In this New Zealand context, a paper is a course and the terms are used interchangeably, usually with one or other being the formal label at any given institution and the other in common use as well. In either case, it is a single class that can be enrolled in individually, with its own final grade, that can be credited towards a degree, diploma, or certificate.

For reference, we can see this guide from Victoria University of Wellington:

Courses are blocks of work that are taught over one or sometimes two trimesters—they’re often referred to as ‘papers’ by other universities.

or this glossary from the University of Canterbury:

Courses are 'classes' or 'papers' that involve blocks of lectures usually taught over one semester.

as well as the University of Waikato's Catalogue of Papers, which lists all the courses they offer, or the similar "Search for a paper" page from the University of Otago, and similar items for the other universities.

It does not refer to an exam or to a term paper. "Exam paper" does refer to the physical document given in an exam and the set of questions on it, but never "paper" alone. All of these terms are often used differently elsewhere.


In the parlance used for undergraduate education at Cambridge, the word paper denotes a concept related to exams. Essentially, you complete a paper by sitting an exam. The exam might offer questions related to several courses, and expect you to solve a certain number of these.
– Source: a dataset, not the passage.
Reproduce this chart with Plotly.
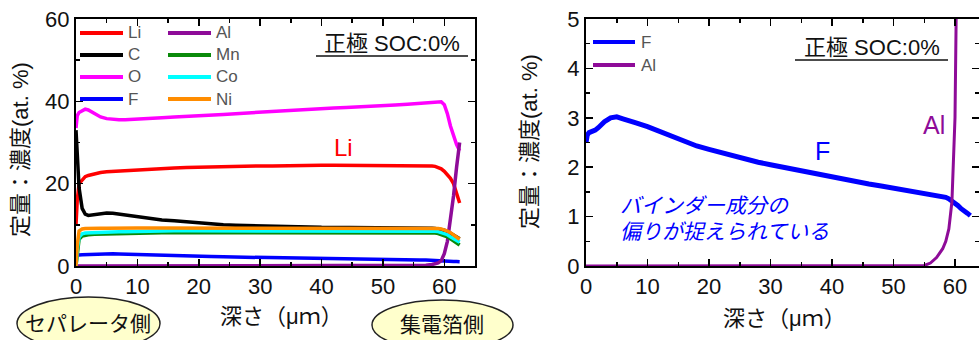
import plotly.graph_objects as go

# ---------------- data ----------------
depth = [0, 0.2, 0.5, 1, 1.5, 2, 3, 4, 5, 6, 7, 8, 10, 12, 14, 16, 18, 20, 22, 24,
         26, 28, 30, 32, 34, 36, 38, 40, 42, 44, 46, 48, 50, 52, 54, 55, 56, 57, 58, 58.5,
         59, 59.5, 60, 60.5, 61, 61.5, 62, 62.5]

li = [10, 16, 20, 21, 21.7, 22, 22.4, 22.7, 22.9, 23, 23.1, 23.2, 23.4, 23.6, 23.7, 23.8, 23.9, 24, 24.1, 24.1,
      24.2, 24.2, 24.3, 24.3, 24.4, 24.4, 24.4, 24.5, 24.5, 24.5, 24.5, 24.5, 24.5, 24.5, 24.5, 24.5, 24.5, 24.4, 24.3, 24.2,
      24.0, 23.6, 23.0, 22.2, 21.3, 20.0, 17.5, 15.3]

c = [33, 27, 19, 14, 12.6, 12.3, 12.5, 12.8, 12.9, 12.8, 12.6, 12.3, 11.9, 11.5, 11.2, 11.0, 10.7, 10.4, 10.2, 10.0,
     9.9, 9.8, 9.7, 9.6, 9.6, 9.5, 9.5, 9.4, 9.4, 9.3, 9.3, 9.3, 9.3, 9.3, 9.3, 9.3, 9.3, 9.3, 9.2, 9.1,
     9.0, 8.9, 8.7, 8.4, 8.0, 7.5, 7.0, 6.6]

o = [33.5, 36.5, 37.3, 37.8, 38.1, 37.9, 37.0, 36.2, 35.8, 35.6, 35.5, 35.5, 35.6, 35.8, 36.0, 36.2, 36.3, 36.5, 36.7, 36.8,
     37.0, 37.2, 37.4, 37.6, 37.8, 38.0, 38.1, 38.2, 38.4, 38.5, 38.6, 38.8, 38.9, 39.1, 39.3, 39.4, 39.5, 39.6, 39.7, 39.8,
     39.9, 39.9, 39.2, 37.0, 34.0, 31.5, 29.5, 28.0]

f = [2.5, 2.65, 2.7, 2.72, 2.75, 2.8, 2.92, 3.0, 3.02, 2.98, 2.93, 2.9, 2.82, 2.72, 2.63, 2.53, 2.43, 2.36, 2.29, 2.22,
     2.16, 2.1, 2.05, 2.0, 1.95, 1.9, 1.84, 1.79, 1.74, 1.7, 1.66, 1.62, 1.58, 1.54, 1.5, 1.48, 1.46, 1.44, 1.41, 1.39,
     1.36, 1.32, 1.28, 1.22, 1.16, 1.1, 1.07, 1.02]

al = [0, 0, 0, 0, 0, 0, 0, 0, 0, 0, 0, 0, 0, 0, 0, 0, 0, 0, 0, 0,
      0, 0, 0, 0, 0, 0, 0, 0, 0, 0, 0, 0, 0, 0, 0, 0.01, 0.06, 0.17, 0.35, 0.5,
      0.75, 1.3, 3.0, 6.0, 11.0, 17.0, 24.0, 30.0]

mn = [0, 3.5, 6.5, 7.3, 7.5, 7.6, 7.7, 7.75, 7.8, 7.85, 7.9, 7.9, 8.0, 8.0, 8.05, 8.1, 8.1, 8.1, 8.2, 8.2,
      8.2, 8.2, 8.2, 8.2, 8.2, 8.2, 8.2, 8.2, 8.2, 8.2, 8.2, 8.2, 8.2, 8.2, 8.2, 8.2, 8.2, 8.2, 8.1, 8.0,
      7.9, 7.7, 7.5, 7.1, 6.6, 6.1, 5.6, 5.1]

co = [0, 4.0, 7.0, 7.8, 8.0, 8.05, 8.15, 8.2, 8.25, 8.3, 8.35, 8.35, 8.45, 8.45, 8.5, 8.55, 8.55, 8.55, 8.65, 8.65,
      8.65, 8.65, 8.65, 8.65, 8.65, 8.65, 8.65, 8.65, 8.65, 8.65, 8.65, 8.65, 8.65, 8.65, 8.65, 8.65, 8.65, 8.65, 8.55, 8.45,
      8.35, 8.15, 7.95, 7.6, 7.1, 6.6, 6.2, 5.8]

ni = [0, 5.0, 8.5, 9.0, 9.1, 9.15, 9.2, 9.2, 9.2, 9.25, 9.25, 9.25, 9.25, 9.25, 9.25, 9.3, 9.3, 9.3, 9.3, 9.3,
      9.3, 9.3, 9.3, 9.3, 9.3, 9.3, 9.3, 9.3, 9.3, 9.3, 9.3, 9.3, 9.3, 9.3, 9.3, 9.3, 9.3, 9.25, 9.2, 9.15,
      9.1, 9.0, 8.8, 8.5, 8.1, 7.6, 7.0, 6.5]

left_series = [("Li", li, "#FF0000"), ("C", c, "#000000"), ("O", o, "#FF00FF"), ("F", f, "#0000FF"),
               ("Al", al, "#8E0B98"), ("Mn", mn, "#0A8A0A"), ("Co", co, "#00FFFF"), ("Ni", ni, "#FF8C00")]
right_series = [("F", f, "#0000FF", 5), ("Al", al, "#8E0B98", 3)]

x_ticks = [0, 10, 20, 30, 40, 50, 60]
title_text = "正極 SOC:0%"
ytitle_text = "定量：濃度(at. %)"
xtitle_text = "深さ（μｍ）"
note_lines = ["バインダー成分の", "偏りが捉えられている"]

# ---------------- figure ----------------
W, H = 979, 340
def px(x):
    return x / W
def py(y):
    return 1 - y / H

FONT = "Liberation Sans, Arial, Noto Sans CJK JP"

fig = go.Figure()
for name, vals, col in left_series:
    fig.add_trace(go.Scatter(x=depth, y=vals, mode="lines", name=name,
                             line=dict(color=col, width=3.5), showlegend=False,
                             hoverinfo="skip", xaxis="x", yaxis="y"))
for name, vals, col, w in right_series:
    fig.add_trace(go.Scatter(x=depth, y=vals, mode="lines", name=name,
                             line=dict(color=col, width=w), showlegend=False,
                             hoverinfo="skip", xaxis="x2", yaxis="y2"))

axis_common = dict(showgrid=False, zeroline=False, showline=True, linecolor="black",
                   linewidth=2, mirror="allticks", ticks="inside", ticklen=7,
                   tickwidth=1.5, tickcolor="black", automargin=False,
                   tickfont=dict(family=FONT, size=22, color="#111"))

fig.update_layout(
    width=W, height=H, margin=dict(l=0, r=0, t=0, b=0, autoexpand=False),
    paper_bgcolor="white", plot_bgcolor="white", showlegend=False,
    xaxis=dict(domain=[px(76), px(475)], range=[0, 65], tickvals=x_ticks,
               minor=dict(dtick=5, ticks="inside", ticklen=4, tickcolor="black"),
               anchor="y", **axis_common),
    yaxis=dict(domain=[py(266), py(19)], range=[0, 60], dtick=20,
               minor=dict(dtick=10, ticks="inside", ticklen=4, tickcolor="black"),
               anchor="x", **axis_common),
    xaxis2=dict(domain=[px(586), 1.0], range=[0, (W - 586) / 6.15], tickvals=x_ticks,
                minor=dict(dtick=5, ticks="inside", ticklen=4, tickcolor="black"),
                anchor="y2", **axis_common),
    yaxis2=dict(domain=[py(266), py(19)], range=[0, 5], dtick=1,
                minor=dict(dtick=0.5, ticks="inside", ticklen=4, tickcolor="black"),
                anchor="x2", **axis_common),
)

shapes = []
annos = []

def text(x, y, s, size, color="#111", **kw):
    annos.append(dict(x=px(x), y=py(y), xref="paper", yref="paper", text=s, showarrow=False,
                      font=dict(family=FONT, size=size, color=color), **kw))

# legends (left)
leg_left = [("Li", "#FF0000", 80, 33), ("C", "#000000", 80, 55), ("O", "#FF00FF", 80, 77),
            ("F", "#0000FF", 80, 99), ("Al", "#8E0B98", 168, 33), ("Mn", "#0A8A0A", 168, 55),
            ("Co", "#00FFFF", 168, 77), ("Ni", "#FF8C00", 168, 99)]
for name, col, x0, y0 in leg_left:
    shapes.append(dict(type="line", xref="paper", yref="paper", x0=px(x0), x1=px(x0 + 43),
                       y0=py(y0), y1=py(y0), line=dict(color=col, width=4)))
    text(x0 + 46, y0, name, 17, "#555", xanchor="left", yanchor="middle")
# legends (right)
for (name, vals, col, w), y0 in zip(right_series, [42, 65]):
    shapes.append(dict(type="line", xref="paper", yref="paper", x0=px(593), x1=px(635),
                       y0=py(y0), y1=py(y0), line=dict(color=col, width=4)))
    text(639, y0, name, 17, "#555", xanchor="left", yanchor="middle")

# titles with underline
text(392, 43, title_text, 22, "#111", xanchor="center", yanchor="middle")
shapes.append(dict(type="line", xref="paper", yref="paper", x0=px(316), x1=px(468),
                   y0=py(56), y1=py(56), line=dict(color="#111", width=1.5)))
text(872, 48, title_text, 22, "#111", xanchor="center", yanchor="middle")
shapes.append(dict(type="line", xref="paper", yref="paper", x0=px(795), x1=px(948),
                   y0=py(60), y1=py(60), line=dict(color="#111", width=1.5)))

# axis titles
text(20, 150, ytitle_text, 22, "#111", textangle=-90, xanchor="center", yanchor="middle")
text(529, 142, ytitle_text, 22, "#111", textangle=-90, xanchor="center", yanchor="middle")
text(281, 316, xtitle_text, 22, "#111", xanchor="center", yanchor="middle")
text(784, 318, xtitle_text, 22, "#111", xanchor="center", yanchor="middle")

# series labels
text(343, 147, "Li", 24, "#FF0000", xanchor="center", yanchor="middle")
text(822, 151, "F", 25, "#0000FF", xanchor="center", yanchor="middle")
text(934, 125, "Al", 25, "#8E0B98", xanchor="center", yanchor="middle")

# blue italic note
text(618, 205, "<i>" + note_lines[0] + "</i>", 21, "#0000FF", xanchor="left", yanchor="middle")
text(618, 231, "<i>" + note_lines[1] + "</i>", 21, "#0000FF", xanchor="left", yanchor="middle")

# ellipses at the bottom
shapes.append(dict(type="circle", xref="paper", yref="paper", x0=px(17), x1=px(160),
                   y0=py(350), y1=py(297), fillcolor="#FFFFCC", line=dict(color="#222", width=1.5),
                   layer="below"))
text(88, 323, "セパレータ側", 21, "#111", xanchor="center", yanchor="middle")
shapes.append(dict(type="circle", xref="paper", yref="paper", x0=px(372), x1=px(513),
                   y0=py(350), y1=py(300), fillcolor="#FFFFCC", line=dict(color="#222", width=1.5),
                   layer="below"))
text(442, 324, "集電箔側", 21, "#111", xanchor="center", yanchor="middle")

fig.update_layout(shapes=shapes, annotations=annos)
fig.write_html("out.html", config={"displayModeBar": False, "staticPlot": True},
               post_script="document.body.style.margin='0';document.body.style.overflow='hidden';")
Often, students would not even have taken all courses appearing, so couldn't answer all of these.

It would not surprise me to see academic phrases used in the same style in New Zealand, Australia or South Africa.


In the context of the examples, I think "paper" is (rightly) being used as a synonym for "essay." Source: http://www.thesaurus.com/browse/essay.
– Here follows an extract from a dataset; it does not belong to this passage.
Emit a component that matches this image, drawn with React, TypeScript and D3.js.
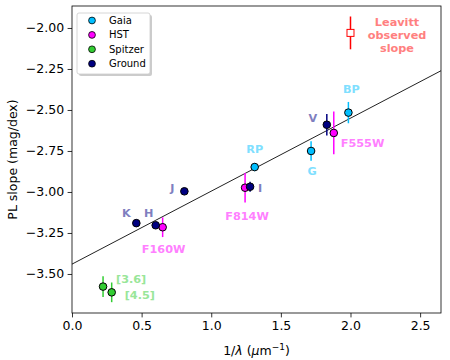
import React, { useEffect, useRef } from 'react';
import * as d3 from 'd3';

// series: [label, 1/lambda, slope, error]
const gaiaNames = ['BP', 'G', 'RP'];
const gaiaX = [1.985, 1.717, 1.312];
const gaiaY = [-2.516, -2.75, -2.848];
const gaiaErr = [0.065, 0.06, 0.025];

const hstNames = ['F555W', 'F814W', 'F160W'];
const hstX = [1.88, 1.243, 0.651];
const hstY = [-2.64, -2.974, -3.215];
const hstErr = [0.13, 0.09, 0.06];

const spitzerNames = ['[3.6]', '[4.5]'];
const spitzerX = [0.223, 0.285];
const spitzerY = [-3.577, -3.612];
const spitzerErr = [0.063, 0.06];

const groundNames = ['V', 'I', 'J', 'H', 'K'];
const groundX = [1.83, 1.279, 0.807, 0.601, 0.462];
const groundY = [-2.59, -2.968, -2.996, -3.203, -3.19];
const groundErr = [0.065, 0.03, 0, 0, 0];

const leavittX = 2.0;
const leavittY = -2.03;
const leavittErr = 0.1;

const fitIntercept = -3.44;
const fitSlope = 0.445;

const xTicks = [0, 0.5, 1, 1.5, 2, 2.5];
const yTicks = [-3.5, -3.25, -3.0, -2.75, -2.5, -2.25, -2.0];

const App = () => {
  const ref = useRef(null);

  useEffect(() => {
    const svg = d3.select(ref.current);
    svg.selectAll('*').remove();

    const left = 72, right = 441, top = 6, bottom = 313;
    const x = d3.scaleLinear().domain([0, 2.65]).range([left, right]);
    const y = d3.scaleLinear().domain([-3.738, -1.866]).range([bottom, top]);
    const font = 'DejaVu Sans';

    // fit line
    svg.append('line')
      .attr('x1', x(0)).attr('y1', y(fitIntercept))
      .attr('x2', x(2.65)).attr('y2', y(fitIntercept + fitSlope * 2.65))
      .attr('stroke', '#222').attr('stroke-width', 1);

    const groups = [
      { xs: gaiaX, ys: gaiaY, err: gaiaErr, names: gaiaNames, color: '#00bfff', label: '#80dfff' },
      { xs: hstX, ys: hstY, err: hstErr, names: hstNames, color: '#ff00ff', label: '#ff80ff' },
      { xs: spitzerX, ys: spitzerY, err: spitzerErr, names: spitzerNames, color: '#32cd32', label: '#99e699' },
      { xs: groundX, ys: groundY, err: groundErr, names: groundNames, color: '#000080', label: '#7f7fbf' },
    ];

    // label offsets in px relative to point
    const offsets = {
      BP: [3, -24, 'middle'], G: [1, 20, 'middle'], RP: [0, -18, 'middle'],
      F555W: [7, 10, 'start'], F814W: [2, 28, 'middle'], F160W: [1, 22, 'middle'],
      '[3.6]': [13, -8, 'start'], '[4.5]': [13, 3, 'start'],
      V: [-14, -7, 'middle'], I: [10, 1, 'middle'], J: [-12, -3, 'middle'],
      H: [-7, -12, 'middle'], K: [-10, -10, 'middle'],
    };

    groups.forEach((g) => {
      g.xs.forEach((xv, i) => {
        if (g.err[i] > 0) {
          svg.append('line')
            .attr('x1', x(xv)).attr('x2', x(xv))
            .attr('y1', y(g.ys[i] - g.err[i])).attr('y2', y(g.ys[i] + g.err[i]))
            .attr('stroke', g.color).attr('stroke-width', 1.5);
        }
      });
    });
    groups.forEach((g) => {
      g.xs.forEach((xv, i) => {
        svg.append('circle')
          .attr('cx', x(xv)).attr('cy', y(g.ys[i])).attr('r', 3.8)
          .attr('fill', g.color).attr('stroke', '#000').attr('stroke-width', 1);
        const o = offsets[g.names[i]];
        svg.append('text')
          .attr('x', x(xv) + o[0]).attr('y', y(g.ys[i]) + o[1])
          .attr('dy', '0.35em').attr('text-anchor', o[2])
          .attr('font-family', font).attr('font-weight', 'bold').attr('font-size', 11.25)
          .attr('fill', g.label).text(g.names[i]);
      });
    });

    // Leavitt
    svg.append('line')
      .attr('x1', x(leavittX)).attr('x2', x(leavittX))
      .attr('y1', y(leavittY - leavittErr)).attr('y2', y(leavittY + leavittErr))
      .attr('stroke', 'red').attr('stroke-width', 1.5);
    svg.append('rect')
      .attr('x', x(leavittX) - 3.5).attr('y', y(leavittY) - 3.5)
      .attr('width', 7).attr('height', 7)
      .attr('fill', 'white').attr('stroke', 'red').attr('stroke-width', 1);
    ['Leavitt', 'observed', 'slope'].forEach((t, i) => {
      svg.append('text')
        .attr('x', 397).attr('y', 22 + i * 13).attr('dy', '0.35em')
        .attr('text-anchor', 'middle')
        .attr('font-family', font).attr('font-weight', 'bold').attr('font-size', 11.25)
        .attr('fill', '#ff8080').text(t);
    });

    // frame
    svg.append('rect')
      .attr('x', left).attr('y', top).attr('width', right - left).attr('height', bottom - top)
      .attr('fill', 'none').attr('stroke', '#000').attr('stroke-width', 0.8);

    const xa = svg.append('g').attr('transform', `translate(0,${bottom})`)
      .call(d3.axisBottom(x).tickValues(xTicks).tickFormat(d3.format('.1f')).tickSize(4.4).tickPadding(3.5));
    const ya = svg.append('g').attr('transform', `translate(${left},0)`)
      .call(d3.axisLeft(y).tickValues(yTicks).tickFormat(d3.format('.2f')).tickSize(4.4).tickPadding(3.5));
    [xa, ya].forEach((a) => {
      a.select('.domain').remove();
      a.selectAll('text').attr('font-family', font).attr('font-size', 12.5).attr('fill', '#000');
      a.selectAll('line').attr('stroke', '#000').attr('stroke-width', 0.8);
    });

    // axis labels
    const xl = svg.append('text').attr('x', (left + right) / 2).attr('y', 355)
      .attr('text-anchor', 'middle').attr('font-family', font).attr('font-size', 12.5);
    xl.append('tspan').text('1/');
    xl.append('tspan').attr('font-style', 'italic').text('λ');
    xl.append('tspan').text(' (');
    xl.append('tspan').attr('font-style', 'italic').text('μ');
    xl.append('tspan').text('m');
    xl.append('tspan').attr('font-size', 9).attr('dy', -5).text('−1');
    xl.append('tspan').attr('dy', 5).text(')');

    svg.append('text')
      .attr('transform', `translate(17,${(top + bottom) / 2}) rotate(-90)`)
      .attr('text-anchor', 'middle').attr('font-family', font).attr('font-size', 12.5)
      .text('PL slope (mag/dex)');

    // legend
    const legend = [
      ['Gaia', '#00bfff'], ['HST', '#ff00ff'], ['Spitzer', '#32cd32'], ['Ground', '#000080'],
    ];
    svg.append('rect').attr('x', 79).attr('y', 15).attr('width', 73).attr('height', 61)
      .attr('rx', 2).attr('fill', '#999').attr('opacity', 0.5);
    svg.append('rect').attr('x', 77).attr('y', 13).attr('width', 73).attr('height', 61)
      .attr('rx', 2).attr('fill', 'white').attr('stroke', '#ccc').attr('stroke-width', 0.8);
    legend.forEach(([name, c], i) => {
      svg.append('circle').attr('cx', 92).attr('cy', 20.5 + i * 14.4).attr('r', 3.4)
        .attr('fill', c).attr('stroke', '#000').attr('stroke-width', 0.8);
      svg.append('text').attr('x', 109).attr('y', 20.5 + i * 14.4).attr('dy', '0.35em')
        .attr('font-family', font).attr('font-size', 10).text(name);
    });
  }, []);

  return (
    <svg ref={ref} width={450} height={360}
      style={{ position: 'absolute', left: 0, top: 0, background: 'white' }} />
  );
};

export default App;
Academics have a plethora of terms to describe their written outputs, e.g., journal article, conference paper, technical report, manuscript, ... Moreover, those terms can be used to describe a single body of work. For example, "I have submitted my manuscript to a conference. I'll publish it as a technical report, if it is accepted, to enable dissemination prior to publication of the conference paper. Hopefully, I'll publish an extended version as a journal article."